Sales of food at traditional grocery and convenience stores were flat last year, while food sales at general merchants — a group that includes Walmart, Costco and Dollarama — were up 15 per cent, according to a new report from Kevin Grier Analysis and Consulting. Overall, retail food sales rose four per cent during the year to $98 billion, Grier noted, citing data from Statistics Canada.
The news comes after a record year of expansion for Costco in Canada, one that included the debut of its first business centre, which sells bulk food and beverage items and office supplies.
Costco’s success in this country relies in part on its successful and ongoing food expansion, said Grier, a Guelph. Ont.-based food industry analyst.
“It’s quality, it’s consistency and it’s business as usual. With Walmart, there has been a price aggressiveness and they have kept that up over the last year,” particularly in higher-end meat offerings, he said.
Walmart and Costco have steadily increased their market share in food despite a slower pace of sales growth in 2016, when food stores’ sales growth outpaced that of the general merchandisers in three out of four quarters. “It is clear now based on the 2017 data that 2016 was an aberration,” Grier said. “It appears that 2016 was an interruption in the longer term trend.”
According to BMO estimates, Walmart accounts for 10 per cent of grocery sales in Canada and Costco’s market share is at 11 per cent, up from nine per cent each in 2013. Traditional supermarkets’ share of food sales, meanwhile, was 74 per cent in the fourth quarter of 2017, down from 85 per cent in 2007.

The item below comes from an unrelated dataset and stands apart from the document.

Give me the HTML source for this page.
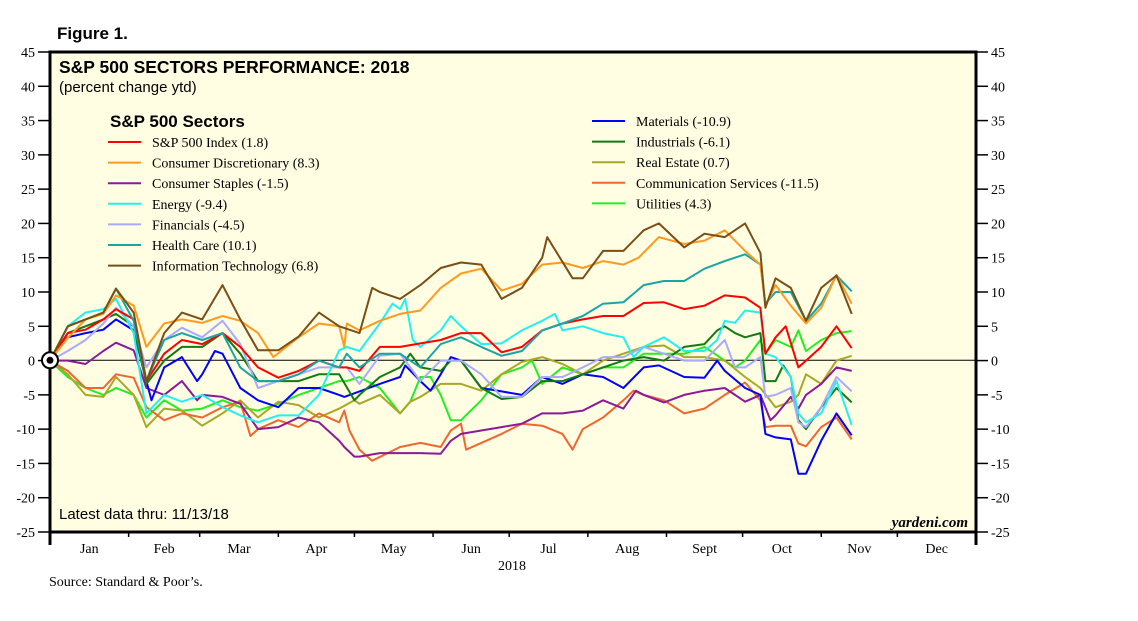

At the same time, traditional grocers such as Sobeys, Metro and Loblaw have been less able to increase their prices despite slight food price inflation in recent months because of the intense price rivalry between each other and the general merchandise giants.
“It is a highly competitive market, very, very intensive,” Loblaw chief executive Galen Weston told a conference call with analysts last week.
“What we’re not seeing, given the competitive intensity in the market right now is any indication of meaningful inflation.”
The retail price war and its connection to inflation shows up particularly in the prices of packaged foods, Grier notes.
In the 12-month period to the end of March, the consumer price index for all food purchased from stores rose 0.3 per cent compared to a year earlier. Packaged food prices at retailers fell 0.4 per cent year over year in the same period. Manufacturers’ sales revenue of packaged food, however, was up seven per cent.
“I look at consumer packaged goods as a bellwether for competition,” Grier said.
“The only way you can compete with Heinz Ketchup or Oreo cookies or Corn Flakes is on price. Longo’s or No Frills are both selling that same Heinz ketchup. The only way they can compete with each other on those kinds of products is on price. Fresh goods are much more susceptible to supply and demand, and you only have so much wiggle room.”
Food prices at restaurants rose three per cent in the same period, because those businesses have been more willing than grocers to increase the price of menu items in response to food price inflation and a rising minimum wage.